[JOB]
Using the material that follows, identify and copy each line with the string "matplotlib".
-*-*-
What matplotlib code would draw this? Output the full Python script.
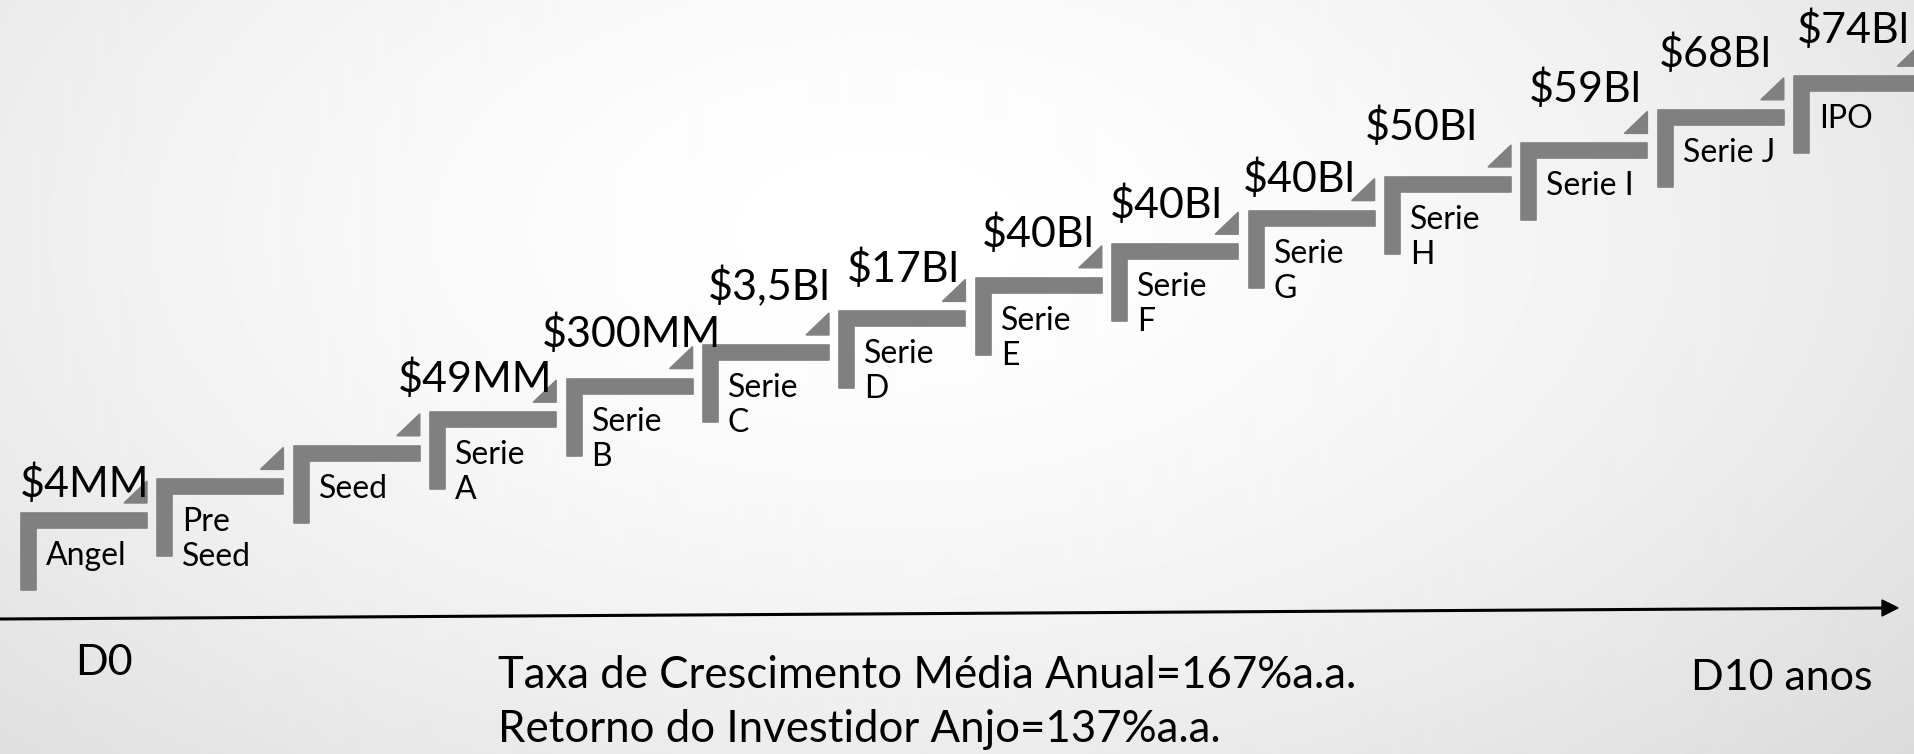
import numpy as np
import matplotlib.pyplot as plt
from matplotlib.patches import Polygon

plt.rcParams['font.family'] = ['Lato', 'DejaVu Sans']

# Data
stages = ["Angel", "Pre\nSeed", "Seed", "Serie\nA", "Serie\nB", "Serie\nC", "Serie\nD",
          "Serie\nE", "Serie\nF", "Serie\nG", "Serie\nH", "Serie I", "Serie J", "IPO"]
valuations = ["$4MM", "", "", "$49MM", "$300MM", "$3,5Bl", "$17Bl",
              "$40Bl", "$40Bl", "$40Bl", "$50Bl", "$59Bl", "$68Bl", "$74Bl"]
start_label = "D0"
end_label = "D10 anos"
notes = ["Taxa de Crescimento Média Anual=167%a.a.",
         "Retorno do Investidor Anjo=137%a.a."]

# layout (pixels of the 1915x754 canvas, y downwards)
W, H = 1915, 754
x_start, y_start = 21, 513
dx_step, dy_step = 136.4, 33.6
bar_len, bar_w, leg_len = 126, 15, 77
# offsets of valuation text from the step corner
val_dx = [-1, 0, 0, -32, -25, 5, 7, 6, -2, -6, -20, 7, 1, 3]
val_dy = [-16, 0, 0, -20, -32, -45, -29, -31, -26, -19, -37, -41, -43, -33]

grey = "#808080"

fig = plt.figure(figsize=(W / 100, H / 100), dpi=100)
ax = fig.add_axes([0, 0, 1, 1])
ax.set_xlim(0, W)
ax.set_ylim(H, 0)
ax.axis("off")

# radial background
yy, xx = np.mgrid[0:H:2, 0:W:2]
r = np.sqrt(((xx - 880) / 1250.0) ** 2 + ((yy - 230) / 700.0) ** 2)
shade = 1.0 - 0.12 * np.clip(r, 0, 1.2) ** 1.6
ax.imshow(shade, cmap="gray", vmin=0, vmax=1, extent=[0, W, H, 0],
          aspect="auto", zorder=0, interpolation="bilinear")

for i, name in enumerate(stages):
    x0 = x_start + dx_step * i
    yt = y_start - dy_step * i
    # inverted L step
    pts = [(x0, yt), (x0 + bar_len, yt), (x0 + bar_len, yt + bar_w),
           (x0 + bar_w, yt + bar_w), (x0 + bar_w, yt + leg_len), (x0, yt + leg_len)]
    ax.add_patch(Polygon(pts, closed=True, facecolor=grey, edgecolor=grey,
                         linewidth=1.2, joinstyle="round", zorder=2))
    # small triangle
    tri = [(x0 + bar_len, yt - 10), (x0 + bar_len - 23, yt - 10), (x0 + bar_len, yt - 32)]
    ax.add_patch(Polygon(tri, closed=True, facecolor=grey, edgecolor=grey,
                         linewidth=1.0, zorder=2))
    # stage name
    for k, line in enumerate(name.split("\n")):
        ax.text(x0 + 25, yt + 52 + 35 * k, line, fontsize=23, ha="left",
                va="baseline", color="black", zorder=3)
    # valuation
    if valuations[i]:
        ax.text(x0 + val_dx[i], yt + val_dy[i], valuations[i], fontsize=31,
                ha="left", va="baseline", color="black", zorder=3)

# time axis
ax.plot([0, 1884], [619, 608], color="black", linewidth=2.2, zorder=2,
        solid_capstyle="butt")
ax.add_patch(Polygon([(1882, 600), (1898, 607.9), (1882, 616)], closed=True,
                     facecolor="black", edgecolor="black", zorder=2))

ax.text(75, 675, start_label, fontsize=31, ha="left", va="baseline", color="black")
ax.text(1873, 690, end_label, fontsize=31, ha="right", va="baseline", color="black")
ax.text(498, 688, notes[0], fontsize=31.5, ha="left", va="baseline", color="black")
ax.text(498, 742, notes[1], fontsize=31.5, ha="left", va="baseline", color="black")

fig.savefig("out.png", dpi=100)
-*-*-
[TASK RESPONSE]
What matplotlib code would draw this? Output the full Python script.
import matplotlib.pyplot as plt
from matplotlib.patches import Polygon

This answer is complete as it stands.